START Dataset extract

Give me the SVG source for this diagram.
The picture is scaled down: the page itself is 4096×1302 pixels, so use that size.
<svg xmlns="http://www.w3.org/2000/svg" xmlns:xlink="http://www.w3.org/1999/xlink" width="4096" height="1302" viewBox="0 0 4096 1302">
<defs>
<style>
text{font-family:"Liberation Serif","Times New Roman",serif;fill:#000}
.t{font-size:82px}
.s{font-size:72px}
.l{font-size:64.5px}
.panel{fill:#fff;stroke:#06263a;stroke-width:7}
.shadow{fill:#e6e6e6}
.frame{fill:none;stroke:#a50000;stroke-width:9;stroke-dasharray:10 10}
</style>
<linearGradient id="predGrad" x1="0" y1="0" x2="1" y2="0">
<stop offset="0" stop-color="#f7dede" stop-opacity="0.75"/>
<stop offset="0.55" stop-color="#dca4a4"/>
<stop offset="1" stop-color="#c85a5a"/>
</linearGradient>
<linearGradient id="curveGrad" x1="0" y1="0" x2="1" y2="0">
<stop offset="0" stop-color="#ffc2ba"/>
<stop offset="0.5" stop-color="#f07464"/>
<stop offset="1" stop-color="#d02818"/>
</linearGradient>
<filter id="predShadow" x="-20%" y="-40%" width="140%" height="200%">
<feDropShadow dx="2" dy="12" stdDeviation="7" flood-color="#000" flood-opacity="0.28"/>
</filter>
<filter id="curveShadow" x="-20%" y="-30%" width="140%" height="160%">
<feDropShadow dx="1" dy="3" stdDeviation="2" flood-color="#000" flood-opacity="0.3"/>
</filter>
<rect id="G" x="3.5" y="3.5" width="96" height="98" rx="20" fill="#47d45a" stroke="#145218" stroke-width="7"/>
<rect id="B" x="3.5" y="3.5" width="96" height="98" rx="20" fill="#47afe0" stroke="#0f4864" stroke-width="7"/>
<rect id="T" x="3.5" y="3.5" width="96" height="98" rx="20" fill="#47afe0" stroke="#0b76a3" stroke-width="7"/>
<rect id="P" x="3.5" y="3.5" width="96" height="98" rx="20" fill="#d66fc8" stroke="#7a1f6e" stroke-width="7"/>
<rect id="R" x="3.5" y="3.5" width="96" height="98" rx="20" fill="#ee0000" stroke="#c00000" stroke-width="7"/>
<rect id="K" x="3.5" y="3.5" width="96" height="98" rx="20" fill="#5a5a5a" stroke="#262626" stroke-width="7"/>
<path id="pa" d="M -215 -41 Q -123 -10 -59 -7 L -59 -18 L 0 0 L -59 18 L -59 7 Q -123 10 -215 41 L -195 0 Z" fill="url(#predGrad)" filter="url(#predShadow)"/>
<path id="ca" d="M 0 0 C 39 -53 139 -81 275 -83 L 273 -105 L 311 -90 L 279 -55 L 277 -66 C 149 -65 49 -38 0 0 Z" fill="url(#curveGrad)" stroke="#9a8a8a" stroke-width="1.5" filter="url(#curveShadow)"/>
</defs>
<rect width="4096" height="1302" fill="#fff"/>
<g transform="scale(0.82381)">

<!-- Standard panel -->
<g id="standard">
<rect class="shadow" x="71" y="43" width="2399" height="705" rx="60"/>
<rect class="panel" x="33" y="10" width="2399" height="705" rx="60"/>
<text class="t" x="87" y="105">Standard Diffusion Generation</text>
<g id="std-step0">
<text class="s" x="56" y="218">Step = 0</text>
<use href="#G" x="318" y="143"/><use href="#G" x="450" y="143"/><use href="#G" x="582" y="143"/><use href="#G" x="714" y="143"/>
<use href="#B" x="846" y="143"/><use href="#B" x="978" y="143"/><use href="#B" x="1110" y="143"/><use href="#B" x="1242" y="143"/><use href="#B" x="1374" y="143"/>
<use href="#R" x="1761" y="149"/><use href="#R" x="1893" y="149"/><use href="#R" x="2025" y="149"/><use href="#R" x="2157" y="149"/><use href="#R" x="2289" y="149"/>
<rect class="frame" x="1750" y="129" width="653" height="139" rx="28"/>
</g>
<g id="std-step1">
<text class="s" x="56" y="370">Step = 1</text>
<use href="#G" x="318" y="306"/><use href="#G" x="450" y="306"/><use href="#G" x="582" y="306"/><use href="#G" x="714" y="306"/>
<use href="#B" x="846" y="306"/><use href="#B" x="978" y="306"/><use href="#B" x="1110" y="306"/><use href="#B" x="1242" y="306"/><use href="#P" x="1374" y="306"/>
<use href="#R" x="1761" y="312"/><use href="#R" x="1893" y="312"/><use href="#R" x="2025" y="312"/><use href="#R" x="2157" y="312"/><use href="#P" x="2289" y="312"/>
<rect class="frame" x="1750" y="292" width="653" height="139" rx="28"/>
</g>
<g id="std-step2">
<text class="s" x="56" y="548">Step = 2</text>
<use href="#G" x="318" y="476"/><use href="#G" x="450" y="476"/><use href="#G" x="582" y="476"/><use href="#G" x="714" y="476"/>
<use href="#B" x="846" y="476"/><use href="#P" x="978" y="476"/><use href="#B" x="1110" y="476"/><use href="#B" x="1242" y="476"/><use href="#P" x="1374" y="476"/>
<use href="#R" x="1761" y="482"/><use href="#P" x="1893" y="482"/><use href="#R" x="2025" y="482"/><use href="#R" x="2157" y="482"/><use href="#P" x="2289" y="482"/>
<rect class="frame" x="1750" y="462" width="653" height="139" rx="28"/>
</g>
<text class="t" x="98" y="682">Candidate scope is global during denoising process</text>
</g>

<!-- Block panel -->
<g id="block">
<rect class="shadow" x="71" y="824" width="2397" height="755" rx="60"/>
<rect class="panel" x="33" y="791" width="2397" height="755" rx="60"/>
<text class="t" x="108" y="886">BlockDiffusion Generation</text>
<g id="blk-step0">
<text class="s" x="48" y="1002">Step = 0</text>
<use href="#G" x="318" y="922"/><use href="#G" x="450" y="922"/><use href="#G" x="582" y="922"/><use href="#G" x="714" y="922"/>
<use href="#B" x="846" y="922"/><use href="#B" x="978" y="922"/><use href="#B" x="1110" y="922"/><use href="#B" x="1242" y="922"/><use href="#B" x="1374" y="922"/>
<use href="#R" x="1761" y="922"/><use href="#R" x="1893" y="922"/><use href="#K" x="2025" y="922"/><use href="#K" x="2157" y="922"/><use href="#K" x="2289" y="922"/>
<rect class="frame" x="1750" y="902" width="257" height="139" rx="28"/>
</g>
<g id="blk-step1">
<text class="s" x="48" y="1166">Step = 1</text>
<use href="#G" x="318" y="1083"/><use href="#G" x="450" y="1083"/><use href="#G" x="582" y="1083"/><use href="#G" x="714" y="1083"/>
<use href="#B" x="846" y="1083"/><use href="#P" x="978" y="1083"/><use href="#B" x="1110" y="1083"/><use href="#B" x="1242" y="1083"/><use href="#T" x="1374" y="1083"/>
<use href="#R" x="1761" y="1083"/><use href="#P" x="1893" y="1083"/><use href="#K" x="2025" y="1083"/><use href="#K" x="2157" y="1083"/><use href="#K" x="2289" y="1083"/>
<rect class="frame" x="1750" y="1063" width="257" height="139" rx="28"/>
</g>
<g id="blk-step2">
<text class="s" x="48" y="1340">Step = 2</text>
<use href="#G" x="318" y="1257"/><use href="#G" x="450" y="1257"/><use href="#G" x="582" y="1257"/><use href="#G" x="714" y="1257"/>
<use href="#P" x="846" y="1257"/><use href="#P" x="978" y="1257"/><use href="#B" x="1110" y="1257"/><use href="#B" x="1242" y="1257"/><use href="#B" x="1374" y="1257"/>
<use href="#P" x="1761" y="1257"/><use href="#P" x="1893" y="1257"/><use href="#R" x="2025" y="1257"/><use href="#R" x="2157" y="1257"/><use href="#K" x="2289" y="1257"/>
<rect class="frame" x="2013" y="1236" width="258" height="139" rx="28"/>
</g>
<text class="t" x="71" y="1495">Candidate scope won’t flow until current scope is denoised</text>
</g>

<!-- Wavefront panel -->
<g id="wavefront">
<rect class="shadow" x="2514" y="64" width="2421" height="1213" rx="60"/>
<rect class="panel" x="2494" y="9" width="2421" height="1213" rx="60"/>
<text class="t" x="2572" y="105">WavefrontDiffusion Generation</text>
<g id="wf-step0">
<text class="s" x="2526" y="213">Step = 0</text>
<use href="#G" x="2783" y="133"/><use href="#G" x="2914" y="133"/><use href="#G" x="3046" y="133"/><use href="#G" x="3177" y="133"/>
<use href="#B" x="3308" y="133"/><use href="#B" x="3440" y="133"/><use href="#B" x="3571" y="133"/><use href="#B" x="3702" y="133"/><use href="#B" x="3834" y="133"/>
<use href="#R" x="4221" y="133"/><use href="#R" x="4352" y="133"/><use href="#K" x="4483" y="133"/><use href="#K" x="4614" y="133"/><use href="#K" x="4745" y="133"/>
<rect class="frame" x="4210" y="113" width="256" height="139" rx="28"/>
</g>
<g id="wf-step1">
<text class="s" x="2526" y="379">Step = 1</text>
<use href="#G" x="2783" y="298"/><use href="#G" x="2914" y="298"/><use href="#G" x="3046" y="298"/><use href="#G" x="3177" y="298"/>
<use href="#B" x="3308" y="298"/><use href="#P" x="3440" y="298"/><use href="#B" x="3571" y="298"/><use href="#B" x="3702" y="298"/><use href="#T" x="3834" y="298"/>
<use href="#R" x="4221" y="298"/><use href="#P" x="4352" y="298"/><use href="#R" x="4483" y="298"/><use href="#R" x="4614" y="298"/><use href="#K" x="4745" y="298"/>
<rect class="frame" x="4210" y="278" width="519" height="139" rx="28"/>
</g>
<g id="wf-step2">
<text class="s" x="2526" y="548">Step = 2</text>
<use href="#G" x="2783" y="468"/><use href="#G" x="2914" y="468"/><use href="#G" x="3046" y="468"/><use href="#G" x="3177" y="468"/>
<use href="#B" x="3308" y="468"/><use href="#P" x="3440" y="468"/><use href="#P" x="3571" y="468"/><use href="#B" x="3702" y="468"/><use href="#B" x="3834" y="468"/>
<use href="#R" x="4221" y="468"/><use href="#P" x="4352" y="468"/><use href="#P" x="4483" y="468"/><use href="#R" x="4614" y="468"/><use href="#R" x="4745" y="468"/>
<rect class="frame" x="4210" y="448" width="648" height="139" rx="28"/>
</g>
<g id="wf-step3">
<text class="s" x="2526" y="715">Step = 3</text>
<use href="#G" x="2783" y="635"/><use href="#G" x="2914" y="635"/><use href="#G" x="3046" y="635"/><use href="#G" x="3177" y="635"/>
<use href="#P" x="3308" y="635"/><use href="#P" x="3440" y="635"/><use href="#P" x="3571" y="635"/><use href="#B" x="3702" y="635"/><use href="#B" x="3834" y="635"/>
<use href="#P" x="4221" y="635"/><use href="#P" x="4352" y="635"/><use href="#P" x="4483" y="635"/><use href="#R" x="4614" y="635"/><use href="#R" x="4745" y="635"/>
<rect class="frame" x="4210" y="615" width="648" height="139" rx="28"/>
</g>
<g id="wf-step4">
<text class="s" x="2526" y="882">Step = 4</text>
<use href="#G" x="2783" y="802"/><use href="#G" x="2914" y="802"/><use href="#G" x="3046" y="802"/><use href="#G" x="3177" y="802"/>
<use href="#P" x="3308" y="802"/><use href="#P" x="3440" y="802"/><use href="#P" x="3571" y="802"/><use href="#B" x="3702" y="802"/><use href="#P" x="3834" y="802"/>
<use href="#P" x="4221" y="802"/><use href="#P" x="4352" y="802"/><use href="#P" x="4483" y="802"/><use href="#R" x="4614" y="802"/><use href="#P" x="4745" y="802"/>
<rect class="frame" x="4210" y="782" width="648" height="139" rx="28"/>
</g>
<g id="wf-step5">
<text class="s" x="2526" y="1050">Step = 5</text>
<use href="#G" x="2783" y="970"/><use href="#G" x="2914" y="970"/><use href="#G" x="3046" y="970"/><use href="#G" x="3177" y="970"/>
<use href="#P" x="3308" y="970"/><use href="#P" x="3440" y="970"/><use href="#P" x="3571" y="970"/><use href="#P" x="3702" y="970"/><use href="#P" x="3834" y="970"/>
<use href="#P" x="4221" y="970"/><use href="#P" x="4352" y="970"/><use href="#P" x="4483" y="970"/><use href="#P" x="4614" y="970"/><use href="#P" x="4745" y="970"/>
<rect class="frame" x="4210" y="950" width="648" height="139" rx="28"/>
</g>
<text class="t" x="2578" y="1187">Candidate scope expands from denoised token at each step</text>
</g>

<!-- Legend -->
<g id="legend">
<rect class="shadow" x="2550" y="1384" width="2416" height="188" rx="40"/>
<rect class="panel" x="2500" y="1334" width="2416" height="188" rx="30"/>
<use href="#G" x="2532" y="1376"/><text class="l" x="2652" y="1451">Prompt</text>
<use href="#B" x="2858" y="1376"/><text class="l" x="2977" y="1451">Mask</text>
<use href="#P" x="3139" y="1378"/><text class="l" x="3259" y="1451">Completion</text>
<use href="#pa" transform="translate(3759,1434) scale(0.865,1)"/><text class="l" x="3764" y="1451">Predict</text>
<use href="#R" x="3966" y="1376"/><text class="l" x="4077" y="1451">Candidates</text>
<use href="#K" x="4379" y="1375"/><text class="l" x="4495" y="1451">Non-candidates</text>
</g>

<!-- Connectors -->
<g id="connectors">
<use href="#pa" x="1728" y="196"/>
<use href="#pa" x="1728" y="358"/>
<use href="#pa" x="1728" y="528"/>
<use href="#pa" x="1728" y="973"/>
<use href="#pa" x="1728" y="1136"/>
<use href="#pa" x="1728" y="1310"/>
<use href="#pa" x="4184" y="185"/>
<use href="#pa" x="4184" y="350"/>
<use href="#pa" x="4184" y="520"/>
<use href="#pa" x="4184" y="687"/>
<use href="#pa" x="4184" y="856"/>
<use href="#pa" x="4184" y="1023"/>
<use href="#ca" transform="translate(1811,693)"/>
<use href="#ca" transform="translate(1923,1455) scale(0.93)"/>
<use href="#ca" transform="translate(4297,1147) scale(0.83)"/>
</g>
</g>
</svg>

END Dataset extract

_Direction_
Pick out all the lines with the word "size" in them and copy them.

_Response_
The picture is scaled down: the page itself is 4096×1302 pixels, so use that size.
.t{font-size:82px}
.s{font-size:72px}
.l{font-size:64.5px}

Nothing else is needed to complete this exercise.